## Source data
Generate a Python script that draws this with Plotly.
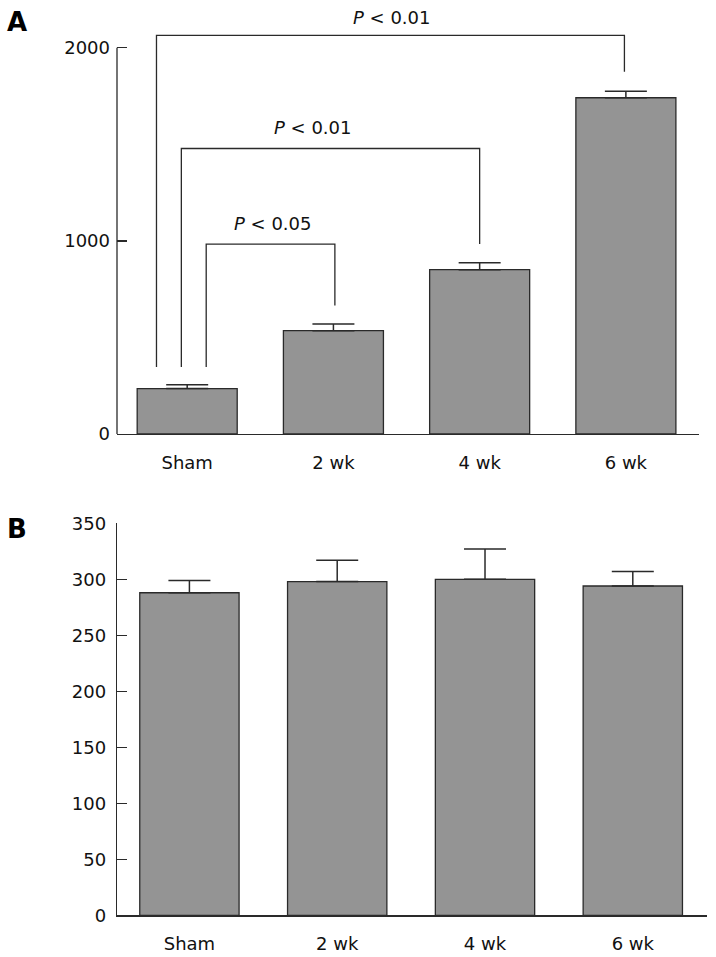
import plotly.graph_objects as go

# ---------------- data ----------------
groups = ["Sham", "2 wk", "4 wk", "6 wk"]

a_values = [235, 535, 851, 1741]
a_errors = [20, 35, 35, 33]
a_ticks = [0, 1000, 2000]

b_values = [288, 298, 300, 294]
b_errors = [11, 19, 27, 13]
b_ticks = [0, 50, 100, 150, 200, 250, 300, 350]

# significance brackets (panel A): left/right x positions (category index units)
br_left_x = [0.13, -0.04, -0.21]
br_right_x = [1.01, 2.0, 2.99]
br_top_y = [983, 1478, 2064]
br_left_bottom = [347, 347, 347]
br_right_bottom = [665, 984, 1876]
br_label_x = [0.58, 0.86, 1.40]
br_labels = ["<i>P</i> < 0.05", "<i>P</i> < 0.01", "<i>P</i> < 0.01"]

# ---------------- style ----------------
W, H = 716, 957
FONT = "DejaVu Sans"
BAR = "#949494"
EDGE = "#2a2a2a"
label_shift = [9, 10, 6]
xpos = list(range(len(groups)))

def px_x(p):
    return p / W

def px_y(p):
    return 1 - p / H

a_ymax = 2200
a_range_px = (434 - 47.7) / 2000  # pixel per unit

fig = go.Figure()

fig.add_trace(go.Bar(
    x=xpos, y=a_values, width=0.684,
    marker=dict(color=BAR, line=dict(color=EDGE, width=1.3)),
    error_y=dict(type="data", array=a_errors, symmetric=False, arrayminus=[0]*4,
                 color=EDGE, thickness=1.5, width=21),
    xaxis="x", yaxis="y", showlegend=False, hoverinfo="skip",
))
fig.add_trace(go.Bar(
    x=xpos, y=b_values, width=0.672,
    marker=dict(color=BAR, line=dict(color=EDGE, width=1.3)),
    error_y=dict(type="data", array=b_errors, symmetric=False, arrayminus=[0]*4,
                 color=EDGE, thickness=1.5, width=21),
    xaxis="x2", yaxis="y2", showlegend=False, hoverinfo="skip",
))

tickfont = dict(family=FONT, size=18, color="#111")

fig.update_layout(
    template="none",
    width=W, height=H,
    margin=dict(l=0, r=0, t=0, b=0, pad=0),
    paper_bgcolor="white", plot_bgcolor="white",
    font=dict(family=FONT, size=18, color="#111"),
    xaxis=dict(domain=[px_x(117), px_x(699)], range=[-0.48, 3.5],
               tickmode="array", tickvals=xpos, ticktext=groups,
               showline=True, linecolor=EDGE, linewidth=1.3,
               ticks="", showgrid=False, zeroline=False, automargin=False,
               tickfont=tickfont, ticklabelstandoff=12, anchor="y"),
    yaxis=dict(domain=[px_y(434), px_y(434 - a_ymax * a_range_px)], range=[0, a_ymax],
               tickmode="array", tickvals=a_ticks,
               showline=False, ticks="inside", ticklen=10, tickwidth=1.3, tickcolor=EDGE,
               showgrid=False, zeroline=False, tickfont=tickfont, automargin=False,
               ticklabelstandoff=6, anchor="x"),
    xaxis2=dict(domain=[px_x(117), px_x(706.7)], range=[-0.49, 3.5],
                tickmode="array", tickvals=xpos, ticktext=groups,
                showline=True, linecolor=EDGE, linewidth=1.3,
                ticks="", showgrid=False, zeroline=False, automargin=False,
                tickfont=tickfont, ticklabelstandoff=12, anchor="y2"),
    yaxis2=dict(domain=[px_y(915.3), px_y(523.3)], range=[0, 350],
                tickmode="array", tickvals=b_ticks,
                showline=True, linecolor=EDGE, linewidth=1.3,
                ticks="inside", ticklen=10, tickwidth=1.3, tickcolor=EDGE,
                showgrid=False, zeroline=False, tickfont=tickfont, automargin=False,
                ticklabelstandoff=6, anchor="x2"),
)

# y-axis line of panel A (from 0 up to top tick only)
fig.add_shape(type="line", xref="x domain", yref="y", x0=0, x1=0,
              y0=a_ticks[0], y1=a_ticks[-1], line=dict(color=EDGE, width=1.3))

# brackets
for xl, xr, yt, ylb, yrb, lx, lab, sh in zip(br_left_x, br_right_x, br_top_y,
                                              br_left_bottom, br_right_bottom,
                                              br_label_x, br_labels, label_shift):
    fig.add_shape(type="path", xref="x", yref="y",
                  path=f"M {xl},{ylb} L {xl},{yt} L {xr},{yt} L {xr},{yrb}",
                  line=dict(color=EDGE, width=1.3))
    fig.add_annotation(x=lx, y=yt, xref="x", yref="y", text=lab, showarrow=False,
                       xanchor="center", yanchor="bottom", yshift=sh, borderpad=0,
                       font=dict(family=FONT, size=18, color="#111"))

# panel letters
fig.add_annotation(x=px_x(17), y=px_y(22), xref="paper", yref="paper", text="<b>A</b>",
                   showarrow=False, xanchor="center", yanchor="middle",
                   font=dict(family=FONT, size=26, color="#000"))
fig.add_annotation(x=px_x(17), y=px_y(529), xref="paper", yref="paper", text="<b>B</b>",
                   showarrow=False, xanchor="center", yanchor="middle",
                   font=dict(family=FONT, size=26, color="#000"))

fig.write_html("out.html",
               config={"displayModeBar": False, "staticPlot": True},
               post_script="document.body.style.margin='0';document.body.style.padding='0';")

## Exercise details
All the lines above are to be given again exactly as they read, with the pictures removed.

## Exercise solution
Generate a Python script that draws this with Plotly.
import plotly.graph_objects as go

# ---------------- data ----------------
groups = ["Sham", "2 wk", "4 wk", "6 wk"]

a_values = [235, 535, 851, 1741]
a_errors = [20, 35, 35, 33]
a_ticks = [0, 1000, 2000]

b_values = [288, 298, 300, 294]
b_errors = [11, 19, 27, 13]
b_ticks = [0, 50, 100, 150, 200, 250, 300, 350]

# significance brackets (panel A): left/right x positions (category index units)
br_left_x = [0.13, -0.04, -0.21]
br_right_x = [1.01, 2.0, 2.99]
br_top_y = [983, 1478, 2064]
br_left_bottom = [347, 347, 347]
br_right_bottom = [665, 984, 1876]
br_label_x = [0.58, 0.86, 1.40]
br_labels = ["<i>P</i> < 0.05", "<i>P</i> < 0.01", "<i>P</i> < 0.01"]

# ---------------- style ----------------
W, H = 716, 957
FONT = "DejaVu Sans"
BAR = "#949494"
EDGE = "#2a2a2a"
label_shift = [9, 10, 6]
xpos = list(range(len(groups)))

def px_x(p):
    return p / W

def px_y(p):
    return 1 - p / H

a_ymax = 2200
a_range_px = (434 - 47.7) / 2000  # pixel per unit

fig = go.Figure()

fig.add_trace(go.Bar(
    x=xpos, y=a_values, width=0.684,
    marker=dict(color=BAR, line=dict(color=EDGE, width=1.3)),
    error_y=dict(type="data", array=a_errors, symmetric=False, arrayminus=[0]*4,
                 color=EDGE, thickness=1.5, width=21),
    xaxis="x", yaxis="y", showlegend=False, hoverinfo="skip",
))
fig.add_trace(go.Bar(
    x=xpos, y=b_values, width=0.672,
    marker=dict(color=BAR, line=dict(color=EDGE, width=1.3)),
    error_y=dict(type="data", array=b_errors, symmetric=False, arrayminus=[0]*4,
                 color=EDGE, thickness=1.5, width=21),
    xaxis="x2", yaxis="y2", showlegend=False, hoverinfo="skip",
))

tickfont = dict(family=FONT, size=18, color="#111")

fig.update_layout(
    template="none",
    width=W, height=H,
    margin=dict(l=0, r=0, t=0, b=0, pad=0),
    paper_bgcolor="white", plot_bgcolor="white",
    font=dict(family=FONT, size=18, color="#111"),
    xaxis=dict(domain=[px_x(117), px_x(699)], range=[-0.48, 3.5],
               tickmode="array", tickvals=xpos, ticktext=groups,
               showline=True, linecolor=EDGE, linewidth=1.3,
               ticks="", showgrid=False, zeroline=False, automargin=False,
               tickfont=tickfont, ticklabelstandoff=12, anchor="y"),
    yaxis=dict(domain=[px_y(434), px_y(434 - a_ymax * a_range_px)], range=[0, a_ymax],
               tickmode="array", tickvals=a_ticks,
               showline=False, ticks="inside", ticklen=10, tickwidth=1.3, tickcolor=EDGE,
               showgrid=False, zeroline=False, tickfont=tickfont, automargin=False,
               ticklabelstandoff=6, anchor="x"),
    xaxis2=dict(domain=[px_x(117), px_x(706.7)], range=[-0.49, 3.5],
                tickmode="array", tickvals=xpos, ticktext=groups,
                showline=True, linecolor=EDGE, linewidth=1.3,
                ticks="", showgrid=False, zeroline=False, automargin=False,
                tickfont=tickfont, ticklabelstandoff=12, anchor="y2"),
    yaxis2=dict(domain=[px_y(915.3), px_y(523.3)], range=[0, 350],
                tickmode="array", tickvals=b_ticks,
                showline=True, linecolor=EDGE, linewidth=1.3,
                ticks="inside", ticklen=10, tickwidth=1.3, tickcolor=EDGE,
                showgrid=False, zeroline=False, tickfont=tickfont, automargin=False,
                ticklabelstandoff=6, anchor="x2"),
)

# y-axis line of panel A (from 0 up to top tick only)
fig.add_shape(type="line", xref="x domain", yref="y", x0=0, x1=0,
              y0=a_ticks[0], y1=a_ticks[-1], line=dict(color=EDGE, width=1.3))

# brackets
for xl, xr, yt, ylb, yrb, lx, lab, sh in zip(br_left_x, br_right_x, br_top_y,
                                              br_left_bottom, br_right_bottom,
                                              br_label_x, br_labels, label_shift):
    fig.add_shape(type="path", xref="x", yref="y",
                  path=f"M {xl},{ylb} L {xl},{yt} L {xr},{yt} L {xr},{yrb}",
                  line=dict(color=EDGE, width=1.3))
    fig.add_annotation(x=lx, y=yt, xref="x", yref="y", text=lab, showarrow=False,
                       xanchor="center", yanchor="bottom", yshift=sh, borderpad=0,
                       font=dict(family=FONT, size=18, color="#111"))

# panel letters
fig.add_annotation(x=px_x(17), y=px_y(22), xref="paper", yref="paper", text="<b>A</b>",
                   showarrow=False, xanchor="center", yanchor="middle",
                   font=dict(family=FONT, size=26, color="#000"))
fig.add_annotation(x=px_x(17), y=px_y(529), xref="paper", yref="paper", text="<b>B</b>",
                   showarrow=False, xanchor="center", yanchor="middle",
                   font=dict(family=FONT, size=26, color="#000"))

fig.write_html("out.html",
               config={"displayModeBar": False, "staticPlot": True},
               post_script="document.body.style.margin='0';document.body.style.padding='0';")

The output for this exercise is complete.